Once you’ve registered as a foreign LLC, you may have a long list of additional things to do before you’re completely compliant with the laws. Here’s a list to get you started, but it’s always a good idea to check with the Secretary of State’s office with any questions you may have.
Register For Employer Tax Accounts
If you have employees in your new state, you’ll need accounts to pay employment taxes. These accounts include an Unemployment Insurance account and a State Withholding account.
Some areas may also have a local employment tax for the city or county your business is located in, so be sure to check that as well.

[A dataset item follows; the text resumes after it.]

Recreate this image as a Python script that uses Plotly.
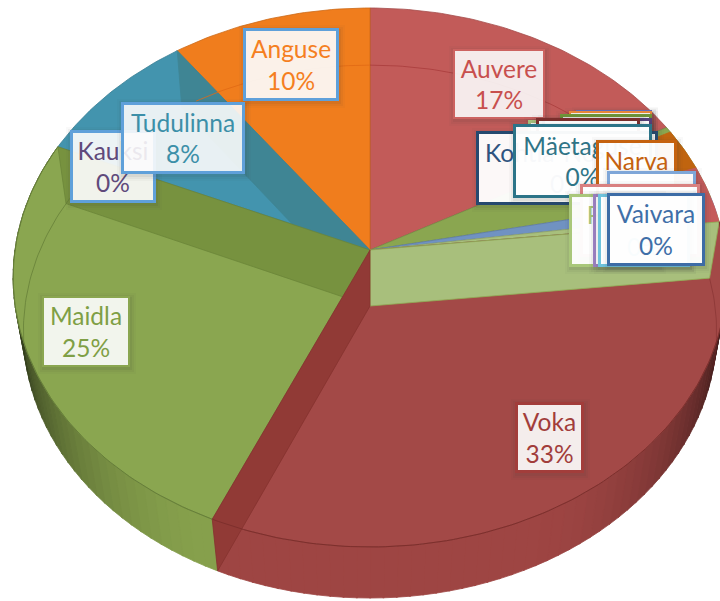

Register For Other Licenses
If you’re operating under a license in your home state, you will most likely need to get a similar license in your new state. This could include licenses for your business or your employees.
Register For Sales and Use Tax Accounts
If you’re selling or re-selling goods in the new state, you’ll probably need a Sales and Use Tax Account. If you’re not sure, check with the Sales Tax department.
File Annual Report
Most states require an annual or biannual report of your business. Usually, these are simple forms that don’t require a lot of information, but be sure you get the due date in your calendar so you aren’t late! If you don’t want to keep track of it, many LLC formation services will file these forms on your behalf.
A good rule of thumb when you’re thinking of additional requirements is to make a list of everything you do to comply with the laws in your home state. That list will give you a starting point as you consider everything you might need to do in your new state.
Final Thoughts on Foreign LLCs
If the best opportunity for your business growth is expanding to new markets, other states within the U.S. may be a great choice for you. Taking the time to file the correct forms now will save you major headaches and money down the road.
And if you do find yourself overwhelmed, an LLC formation service can help you register. They could also help you find a registered agent and keep you compliant with the Secretary of State laws in your new state.